Saturday,
January 18, 2020
1st Week in Ordinary Time
First Reading: 1 Sm 9:1–4, 17–19; 10:1
Gospel Reading: Mk 2:13-17
WHEN Jesus went out again beside the lake, a crowd came to him and he taught them. As he walked along, he saw a tax collector sitting in his office. This was Levi, the son of Alpheus. Jesus said to him, “Follow me.” And Levi got up and followed him. And it so happened that while Jesus was eating in Levi’s house, tax collectors and sinners were sitting with him and his disciples for there were indeed many of them. But there were also teachers of the Law of the Pharisees’ party, among those who followed Jesus, and when they saw him eating with sinners and tax collectors, they said to his disciples, “Why! He eats with tax collectors and sinners!”

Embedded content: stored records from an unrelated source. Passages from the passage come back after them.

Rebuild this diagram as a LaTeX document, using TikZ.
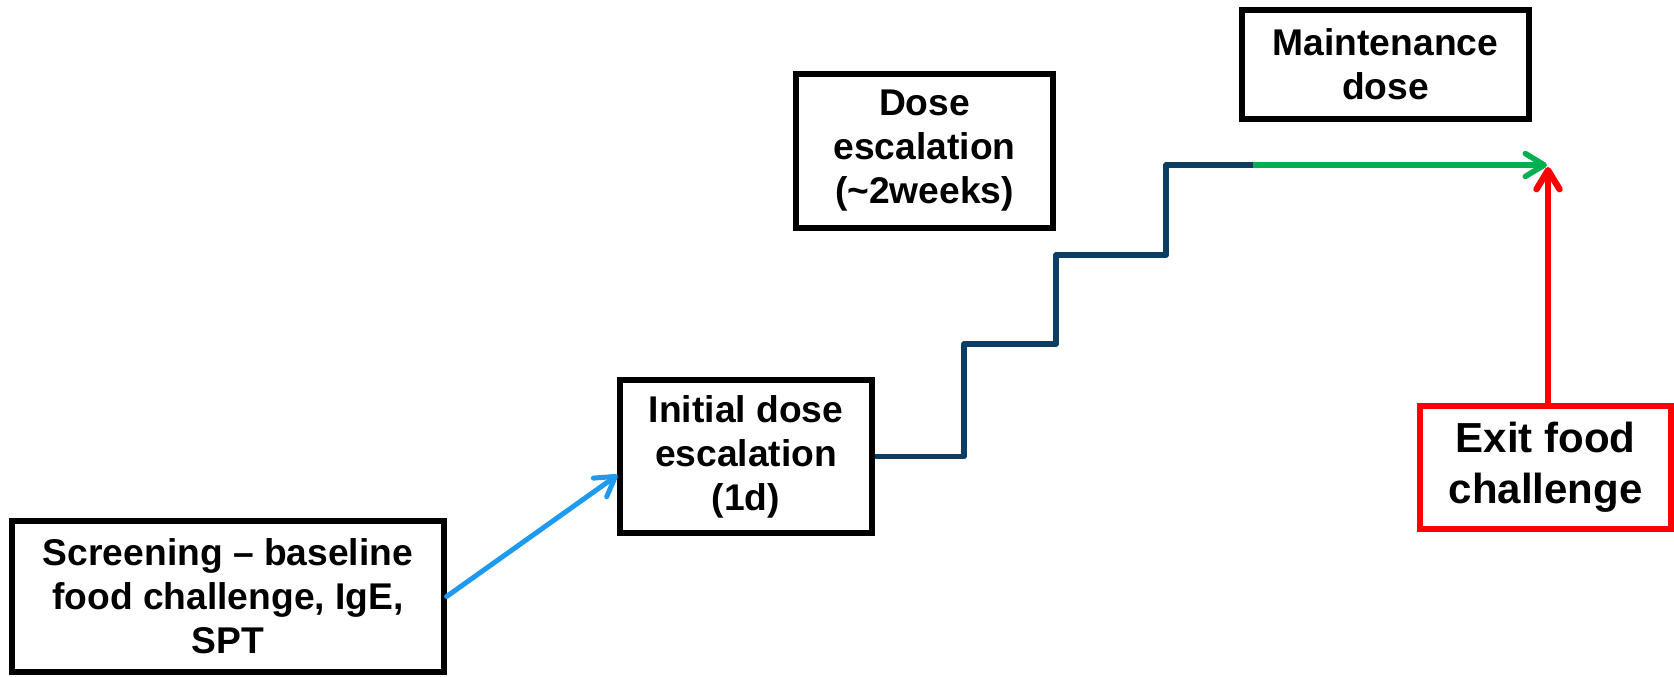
\documentclass[tikz,border=0pt]{standalone}
\usepackage{fontspec}
\setmainfont{Liberation Sans}
\usetikzlibrary{arrows.meta}
\definecolor{arrblue}{RGB}{30,155,240}
\definecolor{stairblue}{RGB}{12,62,100}
\definecolor{mgreen}{RGB}{0,176,80}
\definecolor{mred}{RGB}{255,0,0}
\begin{document}
\begin{tikzpicture}[x=0.5pt,y=-0.5pt,
  box/.style={draw=black, line width=2.6pt, inner sep=0pt, align=center,
    font=\fontsize{18.6pt}{22pt}\selectfont\bfseries},
  redbox/.style={box, draw=mred, line width=3pt,
    font=\fontsize{21pt}{25.5pt}\selectfont\bfseries},
  barb/.style={-{Straight Barb[length=9.5pt,width=11.5pt,round]}},
  bluearrow/.style={barb, draw=arrblue, line width=2.5pt, line cap=round},
  stairline/.style={draw=stairblue, line width=2.75pt, line join=round},
  greenarrow/.style={barb, draw=mgreen, line width=2.75pt},
  redarrow/.style={barb, draw=mred, line width=3.2pt}]
\useasboundingbox (0,0) rectangle (1674,676);

\node[box, minimum width=216pt, minimum height=75.5pt] (screen) at (228,596.5)
  {Screening – baseline\\food challenge, IgE,\\SPT};
\node[box, minimum width=126pt, minimum height=76.5pt] (init) at (746,456.5)
  {Initial dose\\escalation\\(1d)};
\node[box, minimum width=128.5pt, minimum height=77pt] (dose) at (924.5,151)
  {Dose\\escalation\\(\char`~2weeks)};
\node[box, minimum width=143.5pt, minimum height=54.5pt] (maint) at (1385.5,64.5)
  {Maintenance\\dose};
\node[redbox, minimum width=125.5pt, minimum height=61.5pt] (exit) at (1545.5,467.5)
  {Exit food\\challenge};

\coordinate (bluetip) at (617.5,475);
\coordinate (s1) at (964,456.5);
\coordinate (s2) at (964,344);
\coordinate (s3) at (1056,344);
\coordinate (s4) at (1056,255);
\coordinate (s5) at (1166,255);
\coordinate (s6) at (1166,165);
\coordinate (s7) at (1253,165);
\coordinate (meet) at (1547,165);
\coordinate (redtip) at (1548,167);

\draw[bluearrow] (screen.east) -- (bluetip);
\draw[stairline] (init.east) -- (s1) -- (s2) -- (s3) -- (s4) -- (s5) -- (s6) -- (s7);
\draw[greenarrow] (s7) -- (meet);
\draw[redarrow] (exit.north -| redtip) -- (redtip);
\end{tikzpicture}
\end{document}
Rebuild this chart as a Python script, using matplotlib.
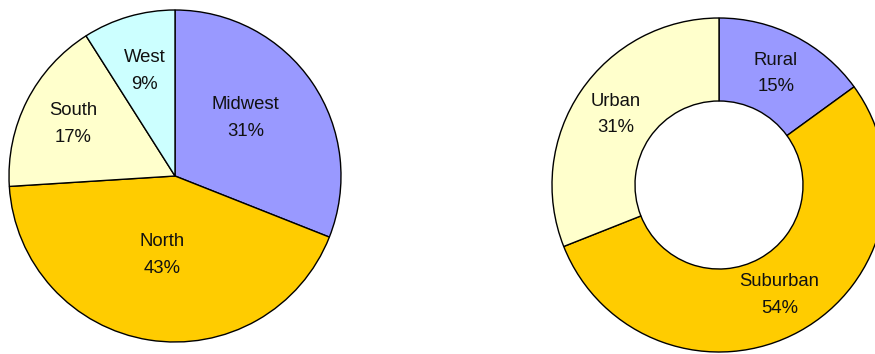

Jesus heard them and answered, “Healthy people don’t need a doctor, but sick people do. I did not come to call the righteous but sinners.”
D@iGITAL-EXPERIENCE
(Daily Gospel in the Assimilated Life Experience)
Matthew betrayed his own people because as a tax collector he imposed on them exorbitant taxes. This is over and above his perfidious act of serving the Romans who were oppressors of his own countrymen. To the Jews he was not just an outcast; he was as good as dead. But not to Jesus who believed in Matthew’s capacity to change. To him, Matthew was not a hopeless case. It was thus that Jesus called him to conversion even as he was sitting on his tax collector’s post. This call hit the right chord. Matthew responded to the call and changed for the better.
Hardened sinners can change both at the social and spiritual level. At the social level we can cite as example the dancing inmates of the Cebu provincial detention center. The dancing did not only flex the muscles of inmates but also strengthened the fibers of discipline in them, bolstered teamwork among them and enlivened the dying embers of their hope for acceptance in society. The program was so successful that one mother even requested for the extension of his son’s prison term believing he was better off inside than outside prison walls.
If dance can rehabilitate criminals, imagine what the grace of God can do to sinners. By God’s grace Matthew became no ordinary disciple; he became one of the four evangelists entrusted with handing down to us the Word. In modern times we can revisit the lives of saints. Their stories tell one and the same thing: the marvels grace can do to people who remain open to God’s call.
Like Matthew let us remain open to the work of grace and allow God to do the impossible in our lives. Remaining close will frustrate that divine power owing to God’s great respect for human freedom. – (Atty.) Rev. Fr. Dan Domingo P. delos Angeles, Jr., J.D., D.M.